Season-Pass War Casualty


In 1998, the year before Marise Cipriani bought Colorado’s Berthoud Pass Ski Resort, the price of a season pass at neighboring Copper Mountain was $800. Four years later, it’s as low as $209 (as of September ’01). So Cipriani’s decision to close Berthoud’s lifts for the ’01-’02 season and operate the small resort for guided cat-skiing only shouldn’t be much of a surprise. She cited her inability to compete in the escalating season-pass price wars among Colorado’s Front Range resorts — including Copper, Winter Park, and Vail Resorts’ Breckenridge and Keystone — as the main reason for the shut-down.

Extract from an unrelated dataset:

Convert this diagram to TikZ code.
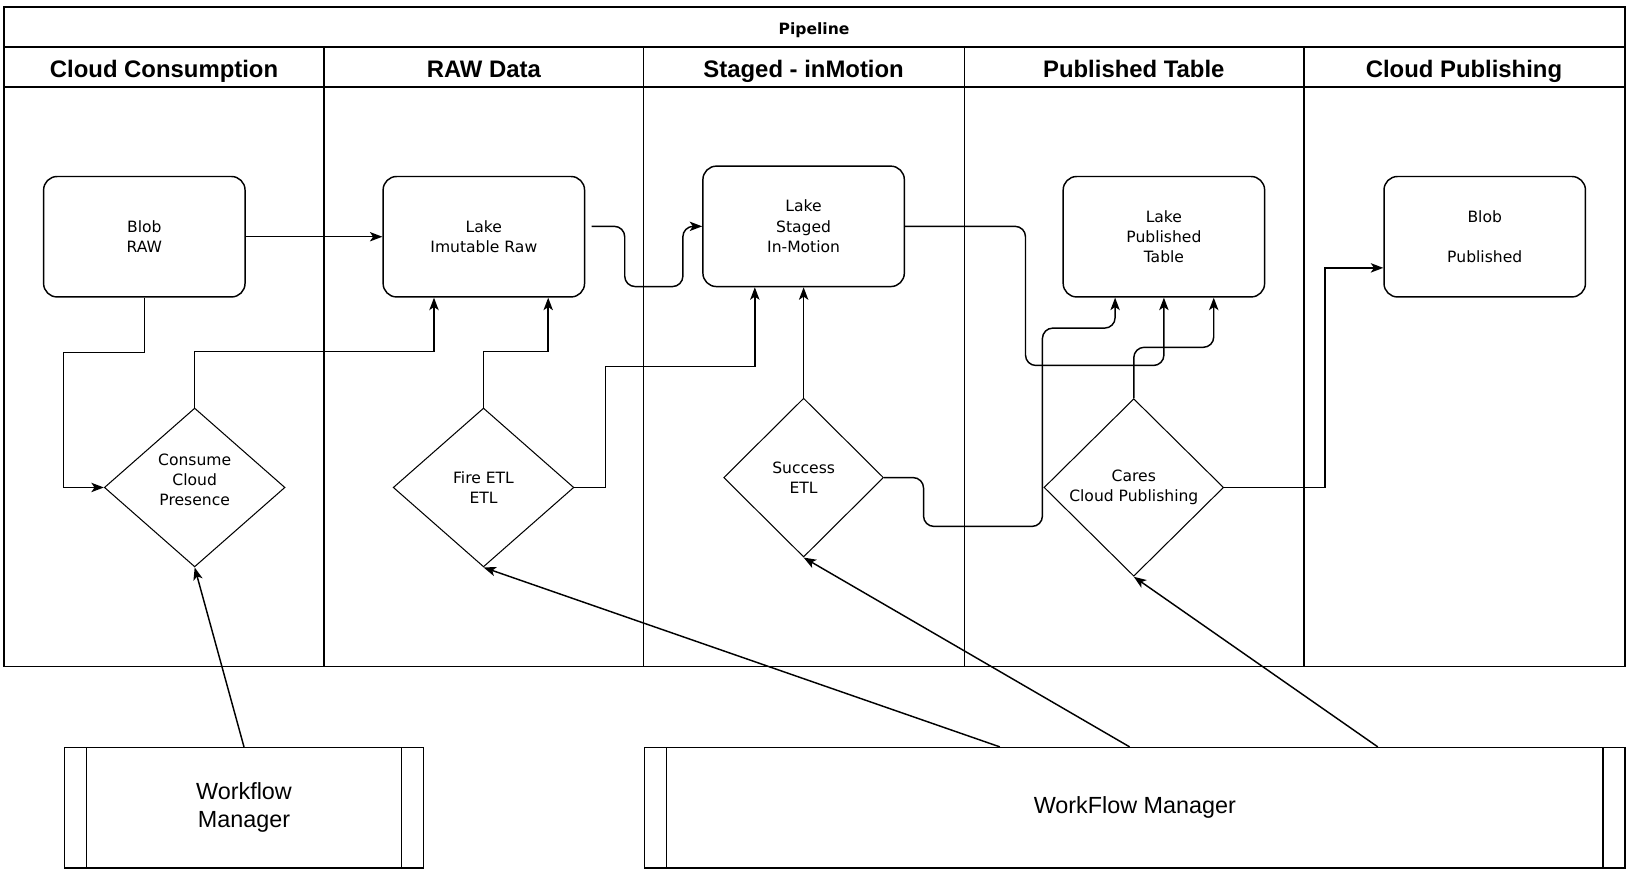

“Since we cannot charge enough to cover our operating expenses and still compete with the steeply discounted ticket prices offered at the larger areas, we reinvented ourselves into an exciting new product that is at the heart of what Berthoud is all about,” Cipriani said on Berthoud’s website. She also sent a letter to the U.S. Department of Justice, asking for an investigation into what she called “predatory pricing practices” by her Front Range competitors.

Legal debates aside, the cat-skiing idea may prove to be a popular alternative for Denverites, offering the closest kitty to the city. The cats will run six days a week; the cost, $185 a person, a day.